Author Lance Selfa seeks to understand the Trump phenomenon in the international context of rising right-wing populism emerging from the aftermath of the 2008 Great Recession.
A year into the Trump administration, it’s clear that neither the worst fears nor the best hopes of progressives were borne out. Trump has failed in many of his policy initiatives, most notably the repeal of the Affordable Care Act and the attempt to immediately ban Muslim refugees; his right-wing supporters have not been able to mobilize large numbers of people. But millions of people who have been moved to protest Trump’s politics have yet to change political realities.
Many progressives are looking to flipping Congress out of Republican control in the 2018 elections as the solution to the problem. “US Politics in an Age of Uncertainty” reminds readers that Trump is not the cause of the problem and the solution is going to require something a lot deeper than putting Democrats back in charge. These essays, written by a number of socialist scholars and activists, all of them to the left of Bernie Sanders, take a sober and mostly non-rhetorical look at the prospects for truly progressive politics in the U.S.
The book gets past the false choices often posed by mainstream political strategists who suggest progressives should move away from “identity politics” (i.e., feminism, anti-racism and LGBTQ rights) to cater to mainstream suburban Republicans or conservative White workers. In fact, as journalists Kim Moody and Mike Davis discuss in two separate articles, while there were a few counties that did show working class shifts from Obama to Trump between 2012 and 2016, the more important factor in Trump’s victory was that so many former Obama voters sat out the election — not just White folks, but African-Americans and Latinos as well. Moody points out that the media’s “white working class,” generally identified in practice as Whites who don’t have a college degree, actually includes a lot of fairly well-off small business owners, and that the Trump voters without degrees tended to be those with the higher incomes.

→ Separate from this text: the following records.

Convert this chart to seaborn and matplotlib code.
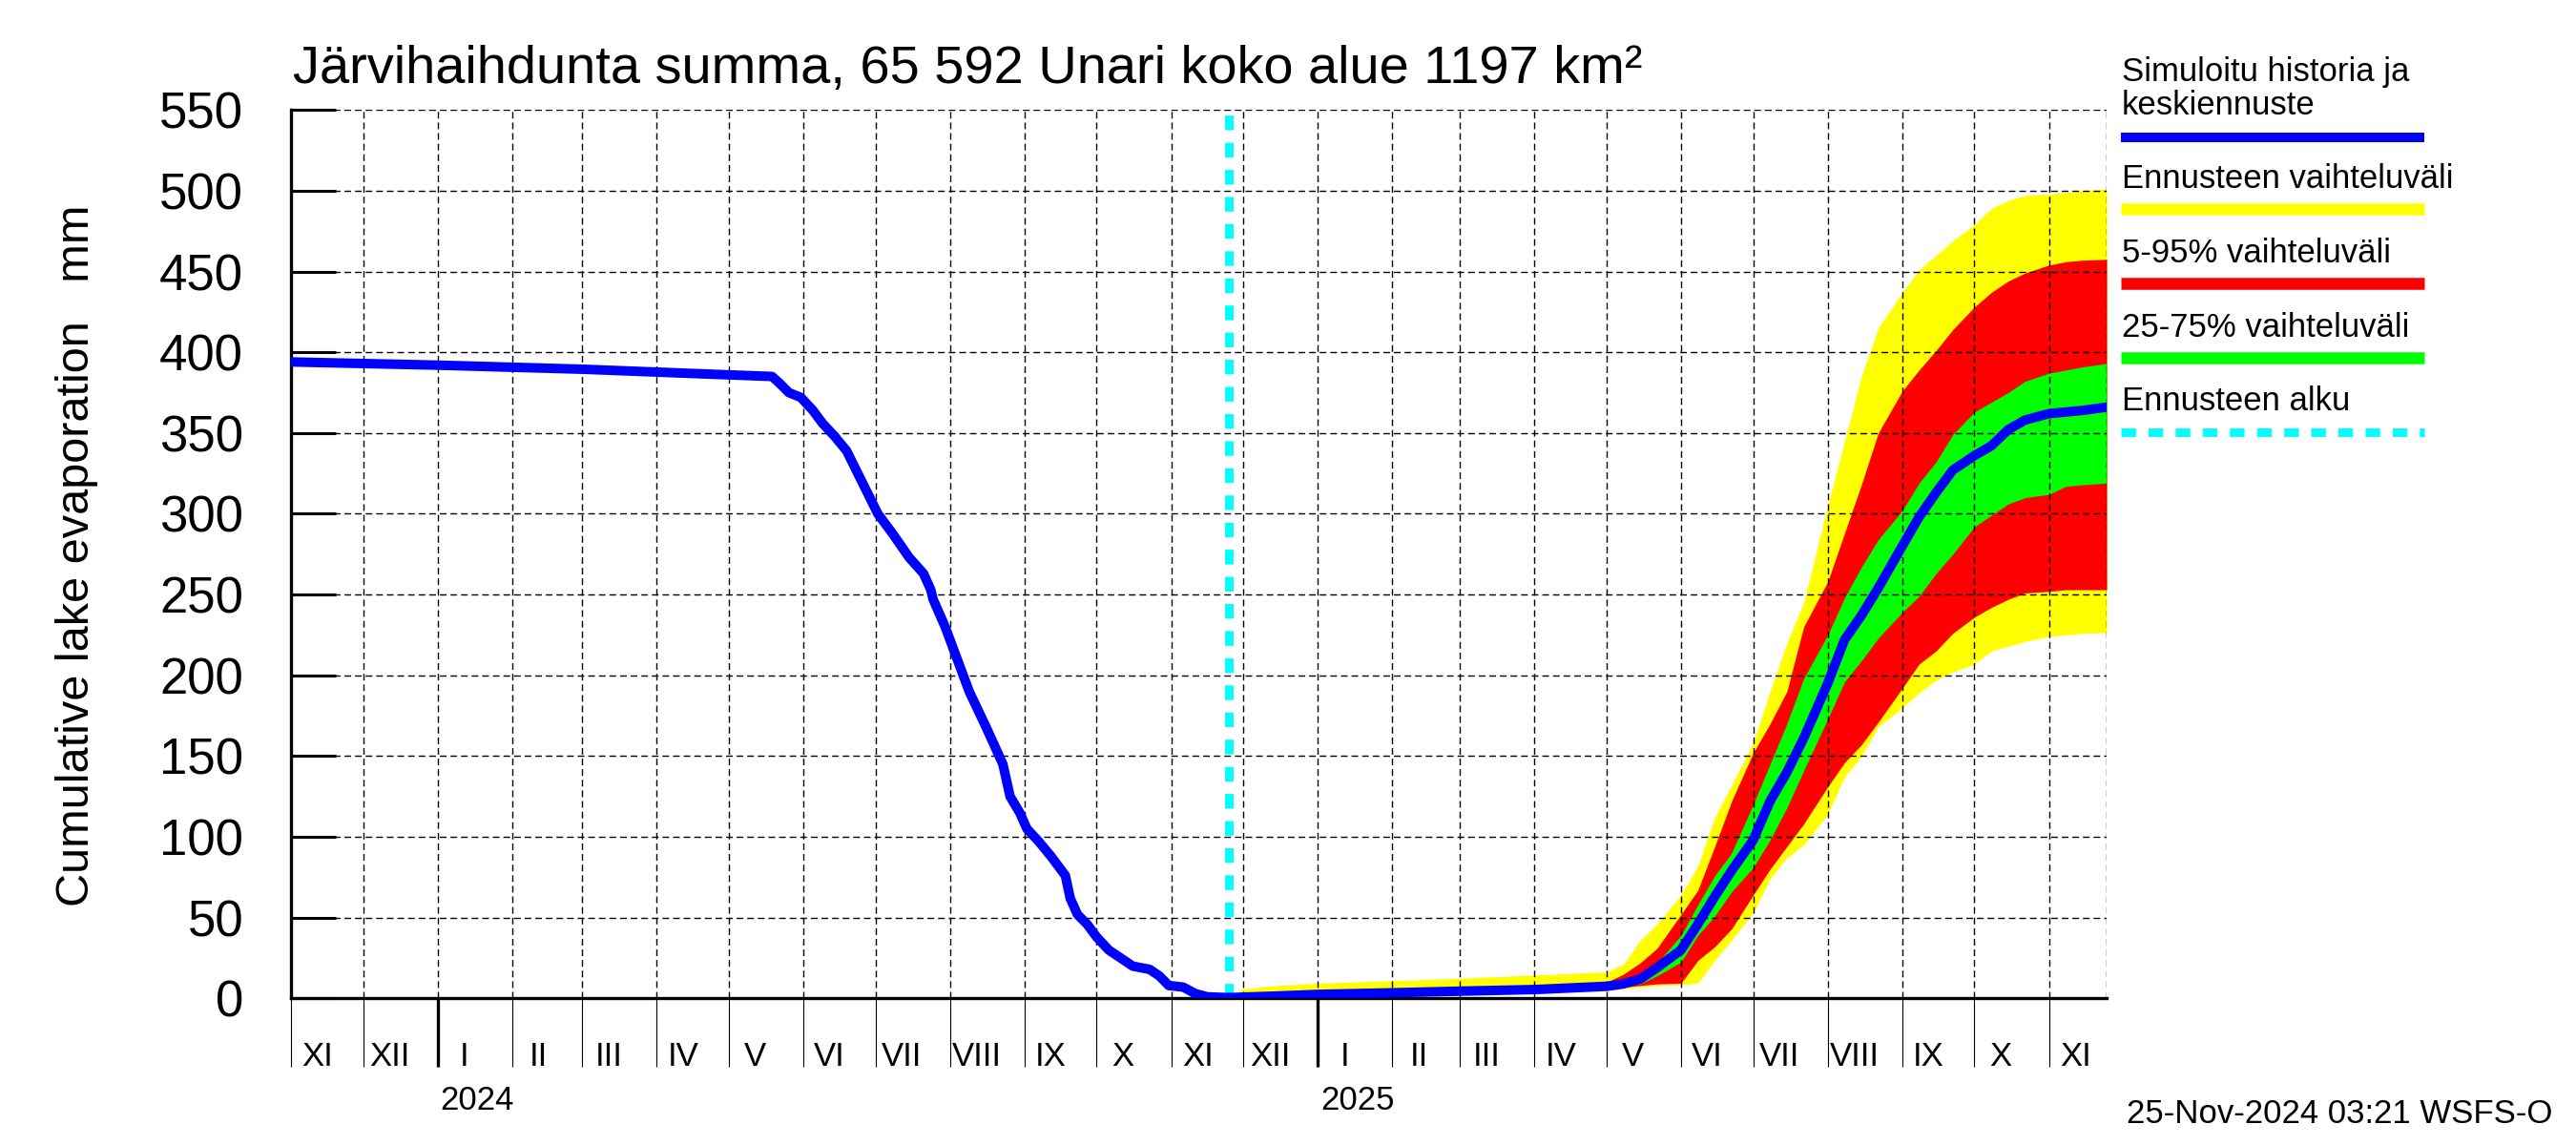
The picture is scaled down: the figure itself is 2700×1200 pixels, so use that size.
import matplotlib
matplotlib.use("Agg")
import matplotlib.pyplot as plt
import matplotlib.dates as mdates
from matplotlib.lines import Line2D
import seaborn as sns
import pandas as pd

sns.set_style("white")
plt.rcParams['font.family'] = ['Liberation Sans', 'DejaVu Sans']
plt.rcParams['text.color'] = 'black'
plt.rcParams['xtick.color'] = 'black'
plt.rcParams['ytick.color'] = 'black'

# simulated history (mm)
hist_dates = ['2023-11-01', '2024-01-01', '2024-03-01', '2024-05-01', '2024-05-19',
              '2024-05-22', '2024-05-26', '2024-05-31', '2024-06-05', '2024-06-09',
              '2024-06-14', '2024-06-19', '2024-06-23', '2024-06-29', '2024-07-02',
              '2024-07-08', '2024-07-15', '2024-07-21', '2024-07-24', '2024-07-25',
              '2024-07-30', '2024-08-04', '2024-08-09', '2024-08-16', '2024-08-23',
              '2024-08-26', '2024-08-30', '2024-09-02', '2024-09-07', '2024-09-12',
              '2024-09-18', '2024-09-20', '2024-09-23', '2024-09-27', '2024-10-01',
              '2024-10-06', '2024-10-11', '2024-10-16', '2024-10-23', '2024-10-27',
              '2024-10-31', '2024-11-06', '2024-11-11', '2024-11-16', '2024-11-25']
hist_values = [394, 392, 389.5, 386, 385,
               381, 375, 372, 364, 356,
               348, 339, 327, 309, 300,
               288, 273, 263, 253, 247,
               230, 210, 190, 168, 145,
               125, 115, 105, 97, 88,
               76, 62, 52, 46, 38,
               30, 25, 20, 18, 14,
               8, 7, 3, 1, 0.5]

# forecast
fc_dates = ['2024-11-25', '2024-12-01', '2024-12-15', '2025-01-01', '2025-02-01',
            '2025-03-01', '2025-04-01', '2025-05-01', '2025-05-08', '2025-05-15',
            '2025-05-22', '2025-06-01', '2025-06-08', '2025-06-15', '2025-06-22',
            '2025-07-01', '2025-07-08', '2025-07-15', '2025-07-22', '2025-08-01',
            '2025-08-08', '2025-08-15', '2025-08-22', '2025-09-01', '2025-09-08',
            '2025-09-15', '2025-09-22', '2025-10-01', '2025-10-08', '2025-10-15',
            '2025-10-22', '2025-11-01', '2025-11-08', '2025-11-15', '2025-11-25']
fc_median = [0.5, 0.8, 1.5, 2.5, 3.5, 4.5, 5.5, 7.5, 9, 12,
             19, 30, 46, 63, 79, 98, 122, 140, 161, 195,
             222, 237, 254, 280, 298, 313, 327, 336, 342, 352,
             358, 362, 363, 364, 366]
fc_min = [0, 0.2, 0.5, 1, 2, 3, 4, 5, 6, 7,
          8, 8.5, 9.5, 23.5, 36, 53, 74, 87, 95, 114,
          137, 150, 168, 180, 189, 197, 202, 207, 215, 218,
          221, 224, 225, 226, 226.5]
fc_max = [1, 6, 8, 9.5, 11, 12.5, 14.5, 16.5, 21, 36,
          46, 64, 82, 112, 132, 158, 190, 220, 245, 305,
          345, 385, 415, 437, 451, 460, 469, 479, 489, 494,
          497, 498, 499, 500, 501]
fc_p5 = [0.2, 0.3, 0.8, 1.5, 2.5, 3.5, 4.5, 6, 7, 8,
         9, 9.5, 23.5, 32, 43, 64, 80, 94, 108, 131,
         146, 157, 171, 192, 207, 215, 226, 236, 242, 247,
         251, 252, 253, 253, 253]
fc_p95 = [1, 2, 3, 4, 5, 6, 7.5, 10, 15, 22,
          31, 52, 67, 94, 122, 152, 170, 190, 230, 258,
          288, 318, 350, 376, 389, 401, 414, 428, 437, 444,
          449, 454, 456, 457, 457.5]
fc_p25 = [0.3, 0.5, 1, 2, 3, 4, 5, 6.5, 7.5, 9,
          14, 22.5, 39, 51, 66, 81, 98, 118, 141, 173,
          196, 209, 223, 239, 249, 263, 275, 292, 299, 306,
          310, 312, 317, 318, 319]
fc_p75 = [0.8, 1.2, 2, 3, 4, 5, 6.2, 8.5, 11, 14,
          22, 39, 58, 76, 90, 120, 145, 170, 198, 225,
          248, 267, 284, 302, 319, 332, 349, 363, 369, 375,
          382, 387, 389, 391, 393]

forecast_start = '2024-11-25'
x_start, x_end = '2023-11-01', '2025-11-25'
month_label_dates = ['2023-11-12', '2023-12-12', '2024-01-12', '2024-02-12', '2024-03-12',
                     '2024-04-12', '2024-05-12', '2024-06-12', '2024-07-12', '2024-08-12',
                     '2024-09-12', '2024-10-12', '2024-11-12', '2024-12-12', '2025-01-12',
                     '2025-02-12', '2025-03-12', '2025-04-12', '2025-05-12', '2025-06-12',
                     '2025-07-12', '2025-08-12', '2025-09-12', '2025-10-12', '2025-11-12']
month_labels = ['XI', 'XII', 'I', 'II', 'III', 'IV', 'V', 'VI', 'VII', 'VIII', 'IX', 'X', 'XI',
                'XII', 'I', 'II', 'III', 'IV', 'V', 'VI', 'VII', 'VIII', 'IX', 'X', 'XI']
years = ['2024', '2025']
y_ticks = list(range(0, 551, 50))

hd = pd.to_datetime(hist_dates)
fd = pd.to_datetime(fc_dates)

fig = plt.figure(figsize=(27, 12), dpi=100)
ax = fig.add_axes([0.113, 0.128, 0.7048, 0.776])

ax.fill_between(fd, fc_min, fc_max, color='#ffff00', lw=0, zorder=1)
ax.fill_between(fd, fc_p5, fc_p95, color='#ff0000', lw=0, zorder=1.1)
ax.fill_between(fd, fc_p25, fc_p75, color='#00ff00', lw=0, zorder=1.2)
ax.axvline(pd.Timestamp(forecast_start), color='#00ffff', lw=6.5,
           dashes=(1.7, 1.45), zorder=2.8)
sns.lineplot(x=hd, y=hist_values, ax=ax, color='#0000ff', lw=7.2, zorder=3)
sns.lineplot(x=fd, y=fc_median, ax=ax, color='#0000ff', lw=7.2, zorder=3)

ax.set_xlim(pd.Timestamp(x_start), pd.Timestamp(x_end))
ax.set_ylim(0, 550)
ax.set_yticks(y_ticks)
ax.set_yticklabels([str(v) for v in y_ticks])
ax.set_xlabel('')
ax.set_ylabel('')

ax.xaxis.set_major_locator(mdates.MonthLocator())
ax.xaxis.set_major_formatter(plt.NullFormatter())
ax.set_xticks(pd.to_datetime(month_label_dates), minor=True)
ax.set_xticklabels(month_labels, minor=True)

ax.tick_params(axis='y', left=True, direction='in', length=34, width=2.2, pad=36,
               labelsize=38, colors='black')
ax.tick_params(axis='x', which='major', bottom=True, direction='out', length=52,
               width=0.8, colors='black')
ax.tick_params(axis='x', which='minor', bottom=True, length=0, pad=32, labelsize=25,
               colors='black')

# thicker tick marks at the year boundaries
year_starts = pd.to_datetime([yr + '-01-01' for yr in years])
ax.vlines(year_starts, -0.077, 0, transform=ax.get_xaxis_transform(),
          colors='black', lw=2.4, clip_on=False)

ax.set_axisbelow(False)
ax.grid(True, which='major', axis='both', color='black', lw=1.0, ls=(0, (5, 3)))
ax.axvline(pd.Timestamp(x_end), color='black', lw=1.0, ls=(0, (5, 3)), zorder=2.5)
for s in ['top', 'right']:
    ax.spines[s].set_visible(False)
for s in ['left', 'bottom']:
    ax.spines[s].set_linewidth(2.4)
    ax.spines[s].set_color('black')

for yr in years:
    ax.text(pd.Timestamp(yr + '-01-02'), -0.115, yr, transform=ax.get_xaxis_transform(),
            ha='left', va='center', fontsize=25)

fig.text(0.1137, 0.9275, 'Järvihaihdunta summa, 65 592 Unari koko alue 1197 km²',
         fontsize=40.3, ha='left', va='baseline')
fig.text(0.03, 0.515, 'Cumulative lake evaporation   mm', rotation=90,
         fontsize=35, ha='center', va='center')
fig.text(0.9907, 0.027, '25-Nov-2024 03:21 WSFS-O', fontsize=25, ha='right', va='center')

# legend
lx0, lx1, tx = 0.8233, 0.9411, 0.8237
fig.text(tx, 0.9292, 'Simuloitu historia ja', fontsize=25, va='baseline')
fig.text(tx, 0.9000, 'keskiennuste', fontsize=25, va='baseline')
fig.add_artist(Line2D([lx0, lx1], [0.880, 0.880], transform=fig.transFigure,
                      color='#0000ff', lw=7.2, solid_capstyle='butt'))
fig.text(tx, 0.8358, 'Ennusteen vaihteluväli', fontsize=25, va='baseline')
fig.add_artist(Line2D([lx0, lx1], [0.8175, 0.8175], transform=fig.transFigure,
                      color='#ffff00', lw=9, solid_capstyle='butt'))
fig.text(tx, 0.7708, '5-95% vaihteluväli', fontsize=25, va='baseline')
fig.add_artist(Line2D([lx0, lx1], [0.7525, 0.7525], transform=fig.transFigure,
                      color='#ff0000', lw=9, solid_capstyle='butt'))
fig.text(tx, 0.7058, '25-75% vaihteluväli', fontsize=25, va='baseline')
fig.add_artist(Line2D([lx0, lx1], [0.6875, 0.6875], transform=fig.transFigure,
                      color='#00ff00', lw=9, solid_capstyle='butt'))
fig.text(tx, 0.6417, 'Ennusteen alku', fontsize=25, va='baseline')
fig.add_artist(Line2D([lx0, lx1], [0.6229, 0.6229], transform=fig.transFigure,
                      color='#00ffff', lw=6.5, dashes=(1.7, 1.45), dash_capstyle='butt'))

fig.savefig('out.png', dpi=100)
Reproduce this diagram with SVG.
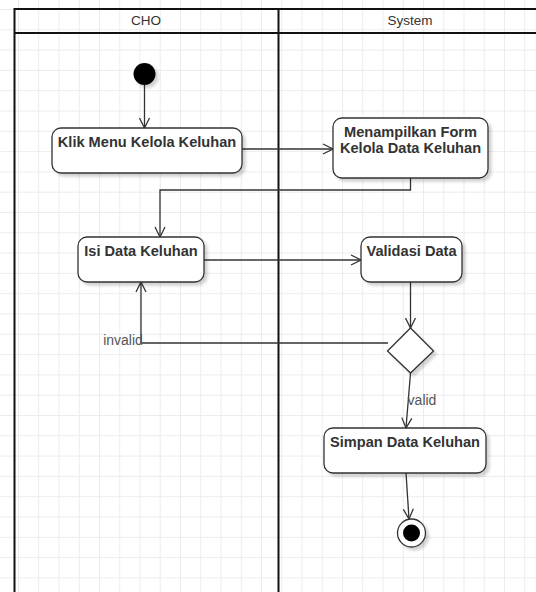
<svg xmlns="http://www.w3.org/2000/svg" width="536" height="592" viewBox="0 0 536 592">
<defs>
<pattern id="grid" width="20.25" height="20.3" patternUnits="userSpaceOnUse" x="18" y="9">
<path d="M0 0.5H20.25M0.5 0V20.3" fill="none" stroke="#ececec" stroke-width="1"/>
</pattern>
<filter id="sh" x="-20%" y="-20%" width="150%" height="150%">
<feGaussianBlur in="SourceAlpha" stdDeviation="1.5"/>
<feOffset dx="3" dy="3" result="b"/>
<feComponentTransfer><feFuncA type="linear" slope="0.18"/></feComponentTransfer>
<feMerge><feMergeNode/><feMergeNode in="SourceGraphic"/></feMerge>
</filter>
<marker id="arr" viewBox="0 0 12 12" refX="11" refY="6" markerWidth="12" markerHeight="12" markerUnits="userSpaceOnUse" orient="auto">
<path d="M1 1L11 6L1 11" fill="none" stroke="#333" stroke-width="1.3"/>
</marker>
<style>
.box{fill:#fff;stroke:#333;stroke-width:1.3}
.lbl{font-family:"Liberation Sans",Arial,sans-serif;font-size:14.6px;font-weight:bold;fill:#333;text-anchor:middle}
.hdr{font-family:"Liberation Sans",Arial,sans-serif;font-size:13.5px;fill:#333;text-anchor:middle}
.el{font-family:"Liberation Sans",Arial,sans-serif;font-size:14px;fill:#555;text-anchor:middle}
.lane{fill:none;stroke:#111;stroke-width:2}
.c{fill:none;stroke:#333;stroke-width:1.3}
</style>
</defs>
<rect width="536" height="592" fill="#fff"/>
<rect width="536" height="592" fill="url(#grid)"/>
<g id="lanes">
<rect x="14.5" y="9" width="540" height="600" fill="none" class="lane"/>
<line x1="14.5" y1="33" x2="550" y2="33" class="lane"/>
<line x1="278.5" y1="9" x2="278.5" y2="600" class="lane"/>
<text x="146" y="25" class="hdr">CHO</text>
<text x="410" y="25" class="hdr">System</text>
</g>
<g id="connectors">
<line x1="144.5" y1="85" x2="144.5" y2="128" class="c" marker-end="url(#arr)"/>
<line x1="242" y1="149" x2="333" y2="149" class="c" marker-end="url(#arr)"/>
<polyline points="410.5,178 410.5,190 160,190 160,237" class="c" marker-end="url(#arr)"/>
<line x1="204" y1="260" x2="361" y2="260" class="c" marker-end="url(#arr)"/>
<line x1="410.5" y1="282" x2="410.5" y2="328" class="c" marker-end="url(#arr)"/>
<polyline points="388,343 141,343 141,282" class="c" marker-end="url(#arr)"/>
<line x1="410.5" y1="373" x2="406" y2="428" class="c" marker-end="url(#arr)"/>
<line x1="406" y1="473" x2="409" y2="519" class="c" marker-end="url(#arr)"/>
<text x="123" y="345" class="el">invalid</text>
<text x="422" y="405" class="el">valid</text>
</g>
<g id="start">
<circle cx="144.5" cy="74" r="11" fill="#000" filter="url(#sh)"/>
</g>
<g id="klik">
<rect x="52" y="128" width="190" height="45" rx="9" class="box" filter="url(#sh)"/>
<text x="147" y="147" class="lbl">Klik Menu Kelola Keluhan</text>
</g>
<g id="menampilkan">
<rect x="333" y="118" width="155" height="60" rx="9" class="box" filter="url(#sh)"/>
<text x="410.5" y="137" class="lbl">Menampilkan Form</text>
<text x="410.5" y="152.5" class="lbl">Kelola Data Keluhan</text>
</g>
<g id="isi">
<rect x="78" y="237" width="126" height="45" rx="9" class="box" filter="url(#sh)"/>
<text x="141" y="256" class="lbl">Isi Data Keluhan</text>
</g>
<g id="validasi">
<rect x="361" y="237" width="101" height="45" rx="9" class="box" filter="url(#sh)"/>
<text x="411.5" y="256" class="lbl">Validasi Data</text>
</g>
<g id="decision">
<polygon points="410.5,328 433.5,351 410.5,373 387.5,351" class="box" filter="url(#sh)"/>
</g>
<g id="simpan">
<rect x="324" y="428" width="162" height="45" rx="9" class="box" filter="url(#sh)"/>
<text x="405" y="447" class="lbl">Simpan Data Keluhan</text>
</g>
<g id="end">
<circle cx="411.5" cy="533" r="14" fill="#fff" stroke="#333" stroke-width="1.3" filter="url(#sh)"/>
<circle cx="411.5" cy="533" r="8.5" fill="#000"/>
</g>
</svg>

While some commentators on the left have blamed Hillary Clinton’s loss on the persistent misogyny in American culture and in the working class, these essays suggest that the real problem was that Clinton ran on Obama’s record, saying that she would continue the policies of the previous eight years. Both she and Obama had ties to the Wall Street bankers who brought on the 2008 recession that hurt poor and working people all over the country. In places that had yet to recover from the crash of 2008, the slogan “America is already great” sounded hollow. And it was those who have benefited the least from the economic recovery who mostly sat out the election.
In the concluding essay, Nancy Fraser, a professor at the New School for Social Research, summarizes the choice many people saw in the 2016 election — between “progressive neoliberalism” and “reactionary populism.” The former was the result of the coalition assembled by Bill Clinton, which tied less radical portions of gay, feminist, and anti-racist struggles to an agenda of financialization of the economy, austerity and fiscal “discipline” in government.
If Trump’s reactionary populism was a con game in the sense of pretending to help communities he had no intention of helping, the progressive neoliberalism con was in convincing some leaders of progressive social movements that they could best advance their agendas in de facto alliance with Wall Street and large corporations, rather than making common cause with groups being hurt by economic decline and the loss of manufacturing jobs.
Fraser proposes that “Rather than accepting the terms presented to us by the political classes, which oppose emancipation to social protection, we should be ... building a new alliance of emancipation and social protection against financialization.” In other words, we should redefine liberation to include a strong social safety net and an economy that is run for everybody, not just Wall Street.
Of course, it’s much easier to focus on the 2018 and 2020 elections (and therefore, implicitly, to support whatever candidates make it through the Democratic Party nominating process), than to rally progressives to a long-term strategy for systemic change. Several writers in this volume speak to the need to develop an independent political force; they are rightly skeptical of the likelihood of reforming the Democrats from within. But building an alternative that could exercise power at the national level will require a major effort of inclusive organizing in all parts of the country. The massive women’s marches, the immigration protests, the protests against police brutality and the recent teachers uprisings may be precursors. It would have been useful for a few of these essays to address, in detail, what this “new alliance” could look like and where we go from here. That vision is needed; with that vision, it could happen.